• **Information provided**
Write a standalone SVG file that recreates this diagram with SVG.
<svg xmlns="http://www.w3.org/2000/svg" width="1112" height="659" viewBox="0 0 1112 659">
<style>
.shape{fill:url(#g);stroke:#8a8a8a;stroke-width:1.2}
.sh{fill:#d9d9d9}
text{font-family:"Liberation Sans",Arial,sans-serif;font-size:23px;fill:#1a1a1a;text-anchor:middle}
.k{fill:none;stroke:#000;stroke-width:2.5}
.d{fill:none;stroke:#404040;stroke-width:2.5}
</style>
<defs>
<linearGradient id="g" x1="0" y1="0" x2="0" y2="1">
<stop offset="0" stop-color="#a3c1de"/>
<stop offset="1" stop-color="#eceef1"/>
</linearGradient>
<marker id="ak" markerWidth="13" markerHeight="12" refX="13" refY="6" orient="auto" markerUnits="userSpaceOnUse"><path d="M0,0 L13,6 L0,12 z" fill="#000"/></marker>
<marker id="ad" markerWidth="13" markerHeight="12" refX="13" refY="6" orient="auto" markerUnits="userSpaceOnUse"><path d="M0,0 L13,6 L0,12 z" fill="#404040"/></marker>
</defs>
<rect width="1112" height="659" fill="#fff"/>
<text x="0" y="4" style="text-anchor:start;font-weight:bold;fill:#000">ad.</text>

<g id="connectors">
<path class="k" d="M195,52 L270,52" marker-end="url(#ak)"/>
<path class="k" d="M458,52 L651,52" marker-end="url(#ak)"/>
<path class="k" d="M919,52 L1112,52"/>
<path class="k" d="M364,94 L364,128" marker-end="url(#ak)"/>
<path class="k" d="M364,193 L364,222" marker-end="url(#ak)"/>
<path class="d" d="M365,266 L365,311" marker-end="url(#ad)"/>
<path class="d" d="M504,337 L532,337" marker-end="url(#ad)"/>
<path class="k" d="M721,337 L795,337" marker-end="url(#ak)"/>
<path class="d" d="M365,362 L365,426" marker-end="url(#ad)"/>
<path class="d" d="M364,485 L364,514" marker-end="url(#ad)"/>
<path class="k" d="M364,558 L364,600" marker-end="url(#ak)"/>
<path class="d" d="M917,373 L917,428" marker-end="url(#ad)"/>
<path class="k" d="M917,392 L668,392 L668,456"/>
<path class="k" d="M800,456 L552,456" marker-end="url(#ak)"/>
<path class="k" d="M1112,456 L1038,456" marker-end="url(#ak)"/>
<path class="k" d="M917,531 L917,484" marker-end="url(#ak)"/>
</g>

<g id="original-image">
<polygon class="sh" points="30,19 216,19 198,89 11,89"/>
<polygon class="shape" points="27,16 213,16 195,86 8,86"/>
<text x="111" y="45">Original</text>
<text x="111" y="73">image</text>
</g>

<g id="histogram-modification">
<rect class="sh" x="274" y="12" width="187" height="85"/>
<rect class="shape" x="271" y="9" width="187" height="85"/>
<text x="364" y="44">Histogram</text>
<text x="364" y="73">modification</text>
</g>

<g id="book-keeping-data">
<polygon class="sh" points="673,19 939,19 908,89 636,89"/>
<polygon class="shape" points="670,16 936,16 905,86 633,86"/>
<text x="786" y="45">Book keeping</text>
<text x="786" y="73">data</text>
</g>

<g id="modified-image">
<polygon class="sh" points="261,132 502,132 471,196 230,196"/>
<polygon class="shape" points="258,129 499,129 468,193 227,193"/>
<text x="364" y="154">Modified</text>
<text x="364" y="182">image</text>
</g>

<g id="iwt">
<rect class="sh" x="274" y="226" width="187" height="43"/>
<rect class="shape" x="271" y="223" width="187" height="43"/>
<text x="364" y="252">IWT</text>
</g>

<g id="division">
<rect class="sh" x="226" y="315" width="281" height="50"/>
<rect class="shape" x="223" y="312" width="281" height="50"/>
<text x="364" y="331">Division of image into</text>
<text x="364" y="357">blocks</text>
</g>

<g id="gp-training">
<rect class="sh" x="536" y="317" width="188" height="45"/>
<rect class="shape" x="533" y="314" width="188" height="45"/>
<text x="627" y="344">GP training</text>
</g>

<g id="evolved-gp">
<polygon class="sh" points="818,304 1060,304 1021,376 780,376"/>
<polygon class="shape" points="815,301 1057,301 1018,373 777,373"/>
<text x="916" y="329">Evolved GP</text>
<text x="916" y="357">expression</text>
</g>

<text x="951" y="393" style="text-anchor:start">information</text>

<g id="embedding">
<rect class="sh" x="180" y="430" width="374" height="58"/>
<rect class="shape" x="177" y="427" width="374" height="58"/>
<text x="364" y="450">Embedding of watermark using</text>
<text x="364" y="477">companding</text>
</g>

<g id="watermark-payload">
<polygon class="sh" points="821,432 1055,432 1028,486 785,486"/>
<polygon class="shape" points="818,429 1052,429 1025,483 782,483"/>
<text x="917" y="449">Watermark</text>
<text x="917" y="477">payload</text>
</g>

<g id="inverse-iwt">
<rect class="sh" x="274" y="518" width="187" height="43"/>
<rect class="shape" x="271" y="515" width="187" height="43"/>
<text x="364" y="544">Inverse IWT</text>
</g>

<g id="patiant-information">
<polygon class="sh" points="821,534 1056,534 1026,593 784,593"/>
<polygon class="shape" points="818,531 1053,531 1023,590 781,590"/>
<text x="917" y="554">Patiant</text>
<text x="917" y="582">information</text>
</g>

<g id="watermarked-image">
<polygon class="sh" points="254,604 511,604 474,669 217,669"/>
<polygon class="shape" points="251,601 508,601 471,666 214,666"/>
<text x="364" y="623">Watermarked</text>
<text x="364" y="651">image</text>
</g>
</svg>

• **Work to be completed**
Transcribe the material above in its entirety. Match it exactly.

• **Written response**
Write a standalone SVG file that recreates this diagram with SVG.
<svg xmlns="http://www.w3.org/2000/svg" width="1112" height="659" viewBox="0 0 1112 659">
<style>
.shape{fill:url(#g);stroke:#8a8a8a;stroke-width:1.2}
.sh{fill:#d9d9d9}
text{font-family:"Liberation Sans",Arial,sans-serif;font-size:23px;fill:#1a1a1a;text-anchor:middle}
.k{fill:none;stroke:#000;stroke-width:2.5}
.d{fill:none;stroke:#404040;stroke-width:2.5}
</style>
<defs>
<linearGradient id="g" x1="0" y1="0" x2="0" y2="1">
<stop offset="0" stop-color="#a3c1de"/>
<stop offset="1" stop-color="#eceef1"/>
</linearGradient>
<marker id="ak" markerWidth="13" markerHeight="12" refX="13" refY="6" orient="auto" markerUnits="userSpaceOnUse"><path d="M0,0 L13,6 L0,12 z" fill="#000"/></marker>
<marker id="ad" markerWidth="13" markerHeight="12" refX="13" refY="6" orient="auto" markerUnits="userSpaceOnUse"><path d="M0,0 L13,6 L0,12 z" fill="#404040"/></marker>
</defs>
<rect width="1112" height="659" fill="#fff"/>
<text x="0" y="4" style="text-anchor:start;font-weight:bold;fill:#000">ad.</text>

<g id="connectors">
<path class="k" d="M195,52 L270,52" marker-end="url(#ak)"/>
<path class="k" d="M458,52 L651,52" marker-end="url(#ak)"/>
<path class="k" d="M919,52 L1112,52"/>
<path class="k" d="M364,94 L364,128" marker-end="url(#ak)"/>
<path class="k" d="M364,193 L364,222" marker-end="url(#ak)"/>
<path class="d" d="M365,266 L365,311" marker-end="url(#ad)"/>
<path class="d" d="M504,337 L532,337" marker-end="url(#ad)"/>
<path class="k" d="M721,337 L795,337" marker-end="url(#ak)"/>
<path class="d" d="M365,362 L365,426" marker-end="url(#ad)"/>
<path class="d" d="M364,485 L364,514" marker-end="url(#ad)"/>
<path class="k" d="M364,558 L364,600" marker-end="url(#ak)"/>
<path class="d" d="M917,373 L917,428" marker-end="url(#ad)"/>
<path class="k" d="M917,392 L668,392 L668,456"/>
<path class="k" d="M800,456 L552,456" marker-end="url(#ak)"/>
<path class="k" d="M1112,456 L1038,456" marker-end="url(#ak)"/>
<path class="k" d="M917,531 L917,484" marker-end="url(#ak)"/>
</g>

<g id="original-image">
<polygon class="sh" points="30,19 216,19 198,89 11,89"/>
<polygon class="shape" points="27,16 213,16 195,86 8,86"/>
<text x="111" y="45">Original</text>
<text x="111" y="73">image</text>
</g>

<g id="histogram-modification">
<rect class="sh" x="274" y="12" width="187" height="85"/>
<rect class="shape" x="271" y="9" width="187" height="85"/>
<text x="364" y="44">Histogram</text>
<text x="364" y="73">modification</text>
</g>

<g id="book-keeping-data">
<polygon class="sh" points="673,19 939,19 908,89 636,89"/>
<polygon class="shape" points="670,16 936,16 905,86 633,86"/>
<text x="786" y="45">Book keeping</text>
<text x="786" y="73">data</text>
</g>

<g id="modified-image">
<polygon class="sh" points="261,132 502,132 471,196 230,196"/>
<polygon class="shape" points="258,129 499,129 468,193 227,193"/>
<text x="364" y="154">Modified</text>
<text x="364" y="182">image</text>
</g>

<g id="iwt">
<rect class="sh" x="274" y="226" width="187" height="43"/>
<rect class="shape" x="271" y="223" width="187" height="43"/>
<text x="364" y="252">IWT</text>
</g>

<g id="division">
<rect class="sh" x="226" y="315" width="281" height="50"/>
<rect class="shape" x="223" y="312" width="281" height="50"/>
<text x="364" y="331">Division of image into</text>
<text x="364" y="357">blocks</text>
</g>

<g id="gp-training">
<rect class="sh" x="536" y="317" width="188" height="45"/>
<rect class="shape" x="533" y="314" width="188" height="45"/>
<text x="627" y="344">GP training</text>
</g>

<g id="evolved-gp">
<polygon class="sh" points="818,304 1060,304 1021,376 780,376"/>
<polygon class="shape" points="815,301 1057,301 1018,373 777,373"/>
<text x="916" y="329">Evolved GP</text>
<text x="916" y="357">expression</text>
</g>

<text x="951" y="393" style="text-anchor:start">information</text>

<g id="embedding">
<rect class="sh" x="180" y="430" width="374" height="58"/>
<rect class="shape" x="177" y="427" width="374" height="58"/>
<text x="364" y="450">Embedding of watermark using</text>
<text x="364" y="477">companding</text>
</g>

<g id="watermark-payload">
<polygon class="sh" points="821,432 1055,432 1028,486 785,486"/>
<polygon class="shape" points="818,429 1052,429 1025,483 782,483"/>
<text x="917" y="449">Watermark</text>
<text x="917" y="477">payload</text>
</g>

<g id="inverse-iwt">
<rect class="sh" x="274" y="518" width="187" height="43"/>
<rect class="shape" x="271" y="515" width="187" height="43"/>
<text x="364" y="544">Inverse IWT</text>
</g>

<g id="patiant-information">
<polygon class="sh" points="821,534 1056,534 1026,593 784,593"/>
<polygon class="shape" points="818,531 1053,531 1023,590 781,590"/>
<text x="917" y="554">Patiant</text>
<text x="917" y="582">information</text>
</g>

<g id="watermarked-image">
<polygon class="sh" points="254,604 511,604 474,669 217,669"/>
<polygon class="shape" points="251,601 508,601 471,666 214,666"/>
<text x="364" y="623">Watermarked</text>
<text x="364" y="651">image</text>
</g>
</svg>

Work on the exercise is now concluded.